Curzon, Contacts & Contexts: Engaging with Imperial Histories at Kedleston Hall – CALL FOR PAPERS

Date / time: 7 March, 12:00 pm

Curzon, Contacts & Contexts: Engaging with Imperial Histories at Kedleston Hall - CALL FOR PAPERS

 

Call for Papers, deadline – 7 March 2025, 12 pm

A passionate advocate for British imperial power, Lord Curzon (1859-1925) believed in his and Britain’s right to rule. Through his travels and political career, he wielded, antagonised, reformed, informed and expressed British power. Marking the centenary of Curzon’s death in 1925, this international symposium will seek to follow Curzon’s interactions with and in the British Empire. Whilst recognising his impact on Britain, its empire, and the world, it looks to move beyond Curzon as the sole protagonist of these histories.

We invite scholars and heritage professionals to contribute to two days of discussion at the University of Derby and Curzon’s ancestral seat, Kedleston Hall, which holds a museum dedicated to his colonial collection. Through critical engagement with the many aspects of Curzon’s relationship to the British Empire, we seek to bring marginal and global perspectives to the fore.

Our aim for the workshop is to bring together these deeply contextualised histories, that will ground interdisciplinary discussions. By sharing our disparate expertise, we seek to enrich our collective understandings of Curzon, Kedleston, the Museum and the objects within it, connecting their imperial contact points and contexts. The first day will conclude with a visit to Kedleston Hall, to see the museum and enjoy a drinks reception and a keynote address from Professor Durba Ghosh, Cornell University.

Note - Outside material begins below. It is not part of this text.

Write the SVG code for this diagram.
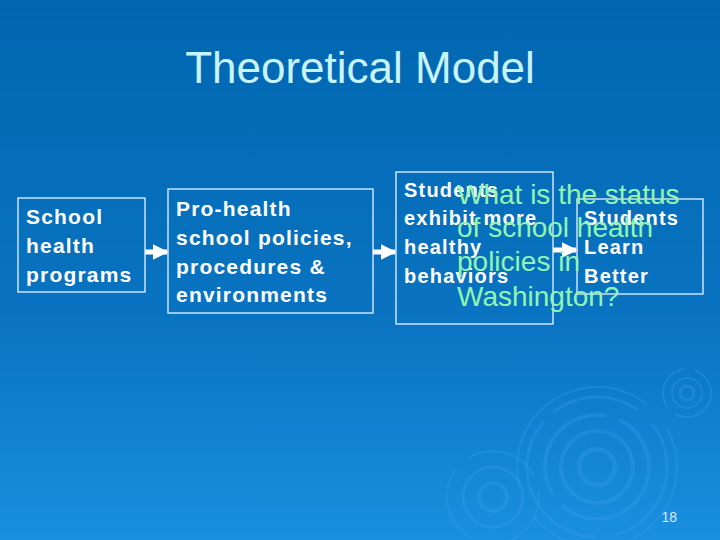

We are seeking proposals from researchers and heritage professionals for:

  • 10 minute contextual talks – these can be an introduction to a relevant topic or an exploration of a case study related to the themes of the symposium
  • 20 or 30 minute research papers – these should be traditional papers presenting new research or perspectives on a relevant subject to the themes of the symposium

Possible themes and topics include, but are not limited to:

  • commemoration, memorials, monuments
  • restoration, historic preservation
  • diplomacy, ceremony, tradition
  • collecting, display, museums
  • object itineraries or biographies, material histories
  • metropole and colony, frontiers, borders
  • war, violence, invasion, conflict
  • resistance, opposition to colonial rule
  • politics, administration, bureaucracy, the state

To be considered for this workshop please email curzoncentenarysymposium@gmail.com with a 150-word bio and a 250-word abstract by 12 noon 7 March GMT.

About the organisers:

  • Dr Oliver Godsmark is a historian of late colonial and early postcolonial South Asia and its diaspora, who has worked with various heritage organisations in Derbyshire to capture intersections between its local and global histories.
  • Dr Rebekah Hodgkinson is a postdoctoral research assistant at the University of Oxford. Her PhD research on the National Trust’s institutional history uses Lord Curzon as a case study to understand the influence of imperialism on the construction of British heritage.
  • Charlotte Johnson is an AHRC M4C-funded PhD student, co-supervised by the University of Birmingham and the National Trust. Her thesis explores the history of the ‘Eastern Museum’ at Kedleston and the objects within it. Before commencing her PhD research she held curatorial positions at museums and country houses.